### MATERIAL FOR THE TASK
** begin **

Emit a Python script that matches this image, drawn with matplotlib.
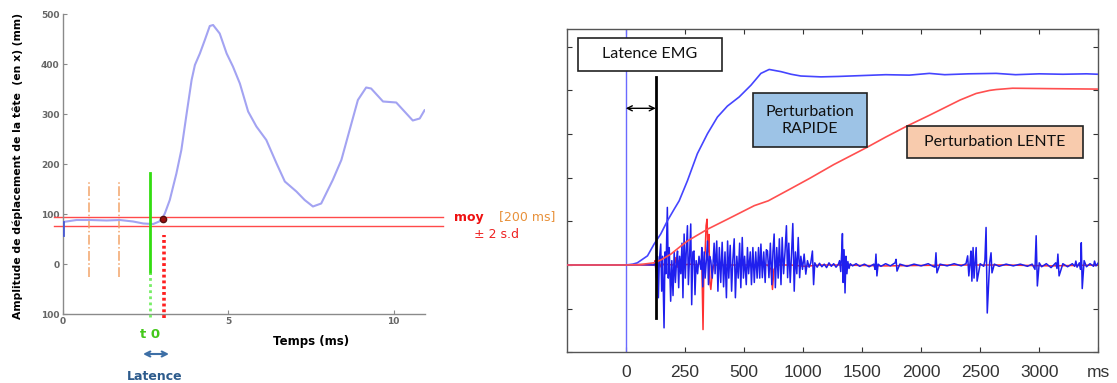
import matplotlib
matplotlib.use("Agg")
import matplotlib.pyplot as plt
from matplotlib.patches import Rectangle

# ---------------- data: left panel (head displacement) ----------------
head_t = [0.0, 0.0, 0.41, 0.82, 1.32, 1.72, 2.12, 2.43, 2.73, 2.91, 3.00, 3.08, 3.23,
          3.43, 3.58, 3.74, 3.89, 3.99, 4.14, 4.29, 4.44, 4.54, 4.74, 4.95, 5.14,
          5.35, 5.60, 5.85, 6.15, 6.46, 6.71, 7.06, 7.31, 7.56, 7.81, 8.16, 8.42,
          8.67, 8.92, 9.17, 9.32, 9.68, 10.08, 10.33, 10.58, 10.79, 10.94]
head_y = [58, 84, 88, 88, 87, 88, 85, 81, 80, 85, 91, 101, 128,
          181, 228, 301, 368, 398, 421, 448, 476, 478, 461, 421, 395,
          361, 305, 275, 248, 201, 165, 145, 128, 115, 121, 168, 208,
          268, 328, 353, 351, 325, 323, 305, 287, 291, 308]
band_upper = 94          # moy + 2 s.d
band_lower = 76          # moy - 2 s.d
window_t = [0.80, 1.70]  # [200 ms] window marks
t0 = 2.63
onset_t = 3.03
onset_y = 91
left_yticks = [-100, 0, 100, 200, 300, 400, 500]
left_yticklabels = ["100", "0", "100", "200", "300", "400", "500"]
left_xticks = [0, 5, 10]
left_xticklabels = ["0", "5", "10"]

# ---------------- data: right panel (EMG) ----------------
pos_rapide_t = [-250, 0, 30, 49, 92, 120, 148, 176, 205, 226, 261, 303, 346, 388,
                430, 480, 530, 572, 607, 657, 700, 741, 826, 900, 1000, 1100,
                1200, 1285, 1350, 1450, 1568, 1650, 1750, 1850, 1950, 2000]
pos_rapide_v = [0, 0, 0.02, 0.05, 0.21, 0.48, 0.71, 1.01, 1.28, 1.47, 1.93, 2.55, 3.01, 3.39,
                3.64, 3.85, 4.12, 4.39, 4.48, 4.43, 4.37, 4.33, 4.31, 4.32, 4.34, 4.36,
                4.35, 4.39, 4.36, 4.38, 4.39, 4.36, 4.38, 4.37, 4.38, 4.37]
pos_lente_t = [-250, 0, 60, 120, 150, 191, 230, 261, 346, 431, 544, 603, 692, 780,
               880, 1019, 1100, 1189, 1285, 1415, 1483, 1540, 1568, 1637, 1800, 2000]
pos_lente_v = [0, 0, 0.01, 0.05, 0.12, 0.25, 0.42, 0.55, 0.82, 1.05, 1.36, 1.47, 1.73, 1.99,
               2.30, 2.69, 2.93, 3.18, 3.43, 3.78, 3.93, 4.00, 4.02, 4.05, 4.04, 4.03]

emg_rapide_t = [
    -250, 0, 60, 120, 125, 130, 134, 138, 142, 148,
    152, 156, 162, 166, 170, 176, 180, 184, 190, 195,
    200, 205, 210, 215, 219, 224, 228, 233, 238, 242,
    247, 252, 256, 261, 265, 270, 275, 279, 284, 289,
    293, 298, 304, 310, 318, 322, 326, 332, 336, 341,
    346, 350, 355, 360, 366, 374, 378, 385, 390, 396,
    402, 408, 414, 420, 426, 431, 436, 442, 448, 453,
    459, 464, 470, 476, 482, 487, 493, 498, 503, 510,
    515, 520, 527, 532, 538, 544, 550, 556, 562, 567,
    572, 578, 584, 590, 595, 600, 606, 612, 618, 623,
    628, 633, 639, 645, 650, 657, 662, 668, 674, 680,
    685, 690, 696, 702, 707, 713, 718, 724, 730, 736,
    741, 748, 755, 762, 769, 776, 783, 790, 795, 800,
    810, 820, 830, 840, 850, 860, 870, 880, 890, 900,
    905, 910, 914, 917, 920, 924, 928, 932, 936, 940,
    945, 950, 960, 975, 990, 1010, 1030, 1050, 1055, 1059,
    1063, 1068, 1080, 1100, 1120, 1140, 1144, 1148, 1160, 1190,
    1220, 1250, 1280, 1300, 1309, 1313, 1317, 1330, 1360, 1390,
    1420, 1440, 1447, 1452, 1458, 1461, 1465, 1470, 1474, 1479,
    1483, 1487, 1500, 1515, 1520, 1525, 1530, 1540, 1546, 1550,
    1560, 1580, 1610, 1640, 1670, 1700, 1720, 1732, 1737, 1742,
    1750, 1760, 1780, 1800, 1820, 1825, 1829, 1834, 1850, 1870,
    1890, 1900, 1905, 1910, 1920, 1925, 1928, 1932, 1940, 1950,
    1965, 1980, 1984, 1990, 2000]
emg_rapide_v = [
    0.0, 0.0, 0.01, 0.0, 0.08, -0.30, 0.20, -0.75, 0.10, 0.48,
    -0.60, 0.20, -1.44, 0.30, -0.20, 1.32, -0.30, 0.40, -0.83, 0.10,
    -0.70, 0.30, -0.40, 0.10, 0.32, -0.52, 0.20, -0.20, 0.50, -0.75,
    0.71, -0.30, 0.30, 0.90, -0.45, 0.20, 0.94, -0.91, 0.30, 0.32,
    -0.68, 0.10, -0.20, 0.20, -0.10, 0.40, -0.50, 0.30, -0.30, 0.10,
    0.55, -0.45, 0.20, 0.10, -0.30, 0.50, -0.20, 0.55, -0.60, 0.40,
    -0.40, 0.52, -0.50, 0.30, -0.75, 0.55, -0.30, 0.45, -0.60, 0.10,
    0.60, -0.75, 0.20, -0.30, 0.50, -0.52, 0.63, -0.30, 0.20, -0.45,
    0.40, -0.20, 0.30, -0.45, 0.40, -0.40, 0.30, -0.30, 0.40, -0.30,
    0.48, -0.29, 0.30, -0.40, 0.35, 0.32, -0.29, 0.50, -0.45, 0.30,
    0.71, -0.52, 0.40, -0.30, 0.60, -0.45, 0.63, -0.20, 0.30, 0.90,
    -0.29, 0.50, -0.40, 0.30, 0.95, -0.60, 0.30, -0.20, 0.63, -0.29,
    0.20, -0.10, 0.25, -0.21, 0.10, -0.05, 0.05, 0.32, -0.45, 0.05,
    -0.05, 0.04, -0.04, 0.02, -0.06, 0.05, -0.03, 0.03, -0.05, 0.02,
    0.10, -0.15, 0.30, 0.72, -0.40, 0.35, -0.64, 0.20, -0.20, 0.08,
    -0.08, 0.03, -0.02, 0.03, -0.03, 0.02, -0.04, 0.02, -0.10, 0.25,
    -0.25, 0.02, -0.03, 0.03, -0.02, 0.05, 0.13, -0.14, 0.02, -0.03,
    0.02, -0.02, 0.03, -0.03, -0.05, 0.28, -0.18, 0.02, -0.02, 0.03,
    -0.02, 0.03, 0.21, -0.25, 0.10, 0.32, -0.37, 0.40, -0.30, 0.10,
    0.40, -0.37, 0.03, -0.03, 0.10, 0.86, -1.10, 0.05, 0.28, -0.18,
    0.02, -0.03, 0.02, -0.02, 0.02, -0.03, 0.02, -0.10, 0.67, -0.48,
    0.05, -0.04, 0.03, -0.06, 0.05, -0.08, 0.25, -0.25, 0.03, -0.04,
    0.03, -0.03, 0.09, -0.05, 0.05, -0.10, 0.51, -0.54, 0.10, -0.04,
    0.03, -0.03, 0.09, -0.02, 0.05]
emg_lente_t = [
    -250, 0, 120, 124, 128, 132, 136, 142, 150, 160,
    200, 208, 212, 218, 225, 232, 280, 300, 322, 327,
    331, 336, 340, 344, 348, 352, 356, 360, 366, 372,
    400, 500, 600, 615, 621, 627, 640, 700, 760, 820,
    900, 1100, 1400, 1600, 1800, 2000]
emg_lente_v = [
    0, 0, 0, 0.10, -0.15, 0.12, -0.10, 0.05, -0.05, 0.02,
    0.0, 0.05, 0.17, -0.05, 0.10, 0.0, 0.02, 0.0, 0.05, -1.48,
    0.10, 0.30, 0.90, 1.05, 0.30, 0.70, -0.40, -0.56, -0.20, 0.0,
    0.0, 0.0, 0.0, -0.10, -0.56, -0.10, 0.0, 0.0, -0.03, 0.0,
    0.0, -0.02, 0.0, 0.0, -0.02, 0.0]
latence_emg = 127
right_xticks = [0, 250, 500, 750, 1000, 1250, 1500, 1750, 2000]
right_xticklabels = ["0", "250", "500", "1000", "1500", "2000", "2500", "3000", "ms"]
right_yticks = [-2, -1, 0, 1, 2, 3, 4, 5]

# ---------------- figure ----------------
W, H = 1117, 383
fig = plt.figure(figsize=(W / 100, H / 100), dpi=100)
fig.patch.set_facecolor("white")

def fx(px):
    return px / W

def fy(py):
    return 1 - py / H

# ---------- left panel ----------
ax1 = fig.add_axes([fx(63), fy(314), (425 - 63) / W, 300 / H])
ax1.set_xlim(0, 10.95)
ax1.set_ylim(-100, 500)
for s in ("top", "right"):
    ax1.spines[s].set_visible(False)
for s in ("left", "bottom"):
    ax1.spines[s].set_color("#8a8a8a")
    ax1.spines[s].set_linewidth(1.0)
ax1.set_yticks(left_yticks)
ax1.set_yticklabels(left_yticklabels)
ax1.set_xticks(left_xticks)
ax1.set_xticklabels(left_xticklabels)
ax1.tick_params(direction="in", length=3, color="#8a8a8a", labelcolor="#666666",
                labelsize=6.5, pad=2.5)
for lab in ax1.get_xticklabels() + ax1.get_yticklabels():
    lab.set_fontweight("bold")

ax1.plot(head_t, head_y, color="#a3a3f2", lw=1.5, zorder=3,
         solid_joinstyle="round", solid_capstyle="round")
ax1.plot(head_t[:2], head_y[:2], color="#4a5ad0", lw=2.0, zorder=4)
ax1.axhline(band_upper, xmin=-0.025, xmax=1.05, color="#ff4a4a", lw=1.0, clip_on=False)
ax1.axhline(band_lower, xmin=-0.025, xmax=1.05, color="#ff4a4a", lw=1.0, clip_on=False)
ax1.vlines(window_t, -25, 165, colors="#f3a46a", linestyles="dashdot", lw=1.1)
ax1.plot([t0, t0], [-17, 183], color="#33dd11", lw=2.0, zorder=4)
ax1.plot([t0, t0], [-105, -17], color="#77ee66", lw=2.0, linestyle=(0, (1, 1.2)),
         clip_on=False, zorder=4)
ax1.plot([onset_t + 0.03, onset_t + 0.03], [-108, 58], color="#ff2020", lw=2.6,
         linestyle=(0, (0.8, 0.8)), clip_on=False, zorder=4)
ax1.plot([onset_t], [onset_y], marker="o", ms=4.5, color="#9b1010", mec="#551010",
         zorder=5)

fig.text(fx(18), fy(166), "Amplitude de déplacement de la tête  (en x) (mm)",
         rotation=90, ha="center", va="center", fontsize=7.8, fontweight="bold")
fig.text(fx(311), fy(341), "Temps (ms)", ha="center", va="center",
         fontsize=8.5, fontweight="bold")
fig.text(fx(150), fy(335), "t 0", ha="center", va="center", fontsize=9.5,
         fontweight="bold", color="#44c81a")
ax1.annotate("", xy=(fx(169), fy(354)), xytext=(fx(143), fy(354)),
             xycoords="figure fraction", textcoords="figure fraction",
             arrowprops=dict(arrowstyle="<->", color="#3d6fa6", lw=1.5,
                             shrinkA=0, shrinkB=0, mutation_scale=9))
fig.text(fx(155), fy(376), "Latence", ha="center", va="center", fontsize=9,
         fontweight="bold", color="#2d5b8c")
fig.text(fx(469), fy(217), "moy", ha="center", va="center", fontsize=9,
         fontweight="bold", color="#ee1111")
fig.text(fx(527), fy(217), "[200 ms]", ha="center", va="center", fontsize=9,
         color="#e8913a")
fig.text(fx(496), fy(235), "± 2 s.d", ha="center", va="center", fontsize=9,
         color="#ee2222")

# ---------- right panel ----------
ax2 = fig.add_axes([fx(566.7), fy(352.3), (1098.3 - 566.7) / W, (352.3 - 29.3) / H])
ax2.set_xlim(-250, 2000)
ax2.set_ylim(-2.0, 5.4)
for s in ax2.spines.values():
    s.set_color("#555555")
    s.set_linewidth(1.0)
ax2.set_xticks(right_xticks)
ax2.set_xticklabels(right_xticklabels, family="Liberation Sans")
ax2.set_yticks(right_yticks)
ax2.set_yticklabels([])
ax2.tick_params(direction="in", length=3.5, color="#333333", labelcolor="#333333",
                labelsize=12.5, pad=9, top=True, right=True)

ax2.axvline(0, color="#6a6aff", lw=1.0, zorder=2)
ax2.plot(emg_lente_t, emg_lente_v, color="#ff3030", lw=1.1, zorder=3)
ax2.plot(emg_rapide_t, emg_rapide_v, color="#1f1fee", lw=1.1, zorder=4)
ax2.plot(pos_rapide_t, pos_rapide_v, color="#4545ff", lw=1.2, zorder=5)
ax2.plot(pos_lente_t, pos_lente_v, color="#ff4f4f", lw=1.2, zorder=5)
ax2.plot([latence_emg, latence_emg], [-1.21, 4.30], color="black", lw=2.0, zorder=6)
ax2.annotate("", xy=(latence_emg, 3.59), xytext=(0, 3.59),
             arrowprops=dict(arrowstyle="<->", color="black", lw=1.0,
                             shrinkA=0, shrinkB=0, mutation_scale=9), zorder=6)

def box(x0, y0, x1, y1, text, fc, fs=11.5):
    r = Rectangle((fx(x0), fy(y1)), (x1 - x0) / W, (y1 - y0) / H,
                  transform=fig.transFigure, facecolor=fc, edgecolor="#222222",
                  lw=1.2, zorder=10)
    fig.patches.append(r)
    fig.text(fx((x0 + x1) / 2), fy((y0 + y1) / 2), text, ha="center", va="center",
             fontsize=fs, family="Lato", color="#111111", zorder=11,
             linespacing=1.25)

box(577.7, 38.3, 722.3, 70.7, "Latence EMG", "white")
box(752.7, 93.3, 867.3, 147.3, "Perturbation\nRAPIDE", "#9dc3e6")
box(907.3, 126.0, 1082.7, 158.3, "Perturbation LENTE", "#f8cbad")

fig.savefig("out.png", dpi=100)
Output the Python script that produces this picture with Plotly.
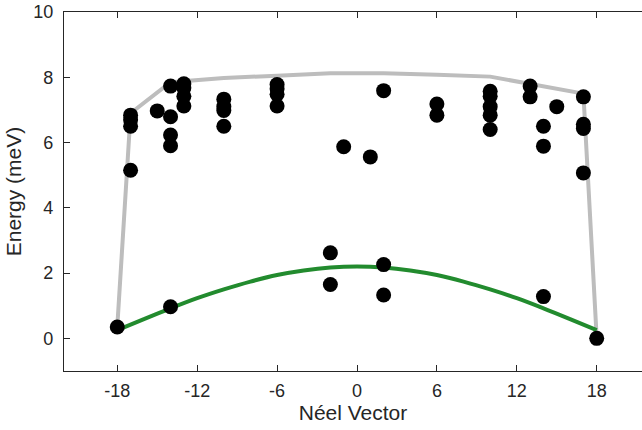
import plotly.graph_objects as go

# Measured excitation energies (meV) grouped by Néel-vector position
point_x = [
    -18,
    -17, -17, -17, -17,
    -15,
    -14, -14, -14, -14, -14,
    -13, -13, -13, -13,
    -10, -10, -10, -10,
    -6, -6, -6, -6,
    -2, -2,
    -1,
    1,
    2, 2, 2,
    6, 6,
    10, 10, 10, 10, 10,
    13, 13,
    14, 14, 14,
    15,
    17, 17, 17, 17,
    18,
]
point_e = [
    0.35,
    6.84, 6.7, 6.5, 5.15,
    6.97,
    7.73, 6.79, 6.23, 5.9, 0.97,
    7.8, 7.68, 7.42, 7.12,
    7.33, 7.1, 6.98, 6.5,
    7.78, 7.65, 7.48, 7.12,
    2.62, 1.65,
    5.87,
    5.56,
    7.59, 2.26, 1.33,
    7.18, 6.84,
    7.57, 7.42, 7.1, 6.84, 6.4,
    7.73, 7.4,
    6.5, 5.89, 1.28,
    7.1,
    7.4, 6.56, 6.43, 5.07,
    0.0,
]

# Upper boundary of the spectrum (grey envelope)
upper_x = [-18, -17, -14, -10, -6, -2, 0, 2, 6, 10, 17, 18]
upper_e = [0.35, 6.9, 7.85, 7.98, 8.05, 8.12, 8.12, 8.12, 8.08, 8.02, 7.5, 0.0]

# Lower magnon branch (green curve)
lower_x = [-18, -16, -14, -12, -10, -8, -6, -4, -2, 0,
           2, 4, 6, 8, 10, 12, 14, 16, 18]
lower_e = [0.25, 0.59, 0.92, 1.23, 1.50, 1.74, 1.94, 2.08, 2.17, 2.20,
           2.17, 2.08, 1.94, 1.74, 1.50, 1.23, 0.92, 0.59, 0.25]

x_ticks = [-18, -12, -6, 0, 6, 12, 18]
y_ticks = [0, 2, 4, 6, 8, 10]

ink = "#262626"
font_family = "Liberation Sans, Arial, sans-serif"

fig = go.Figure()
fig.add_trace(go.Scatter(
    x=upper_x, y=upper_e, mode="lines",
    line=dict(color="#bdbdbd", width=4),
    hoverinfo="skip",
))
fig.add_trace(go.Scatter(
    x=lower_x, y=lower_e, mode="lines",
    line=dict(color="#228b2e", width=4, shape="spline"),
    hoverinfo="skip",
))
fig.add_trace(go.Scatter(
    x=point_x, y=point_e, mode="markers",
    marker=dict(color="black", size=15, line=dict(width=0)),
))

fig.update_layout(
    width=642, height=430,
    margin=dict(l=64, r=0, t=12, b=59),
    paper_bgcolor="white", plot_bgcolor="white",
    showlegend=False,
    font=dict(family=font_family, color=ink, size=18),
)
fig.update_xaxes(
    range=[-22, 21.4],
    tickvals=x_ticks, ticktext=[str(v) for v in x_ticks],
    ticks="inside", ticklen=6, tickcolor=ink, tickwidth=1,
    showline=True, linecolor=ink, linewidth=1.3, mirror="ticks",
    showgrid=False, zeroline=False,
    tickfont=dict(size=18, color=ink),
    ticklabelstandoff=3,
    title=dict(text="Néel Vector", font=dict(size=21, color=ink), standoff=5),
)
fig.update_yaxes(
    range=[-1, 10],
    tickvals=y_ticks, ticktext=[str(v) for v in y_ticks],
    ticks="inside", ticklen=6, tickcolor=ink, tickwidth=1,
    showline=True, linecolor=ink, linewidth=1.3,
    showgrid=False, zeroline=False,
    tickfont=dict(size=18, color=ink),
    ticklabelstandoff=6,
    title=dict(text="Energy (meV)", font=dict(size=21, color=ink), standoff=5),
)

fig.write_html("out.html")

** end **

### BRIEF
Collect each line holding the string "this".

### REPLY TO THE TASK
Emit a Python script that matches this image, drawn with matplotlib.
Output the Python script that produces this picture with Plotly.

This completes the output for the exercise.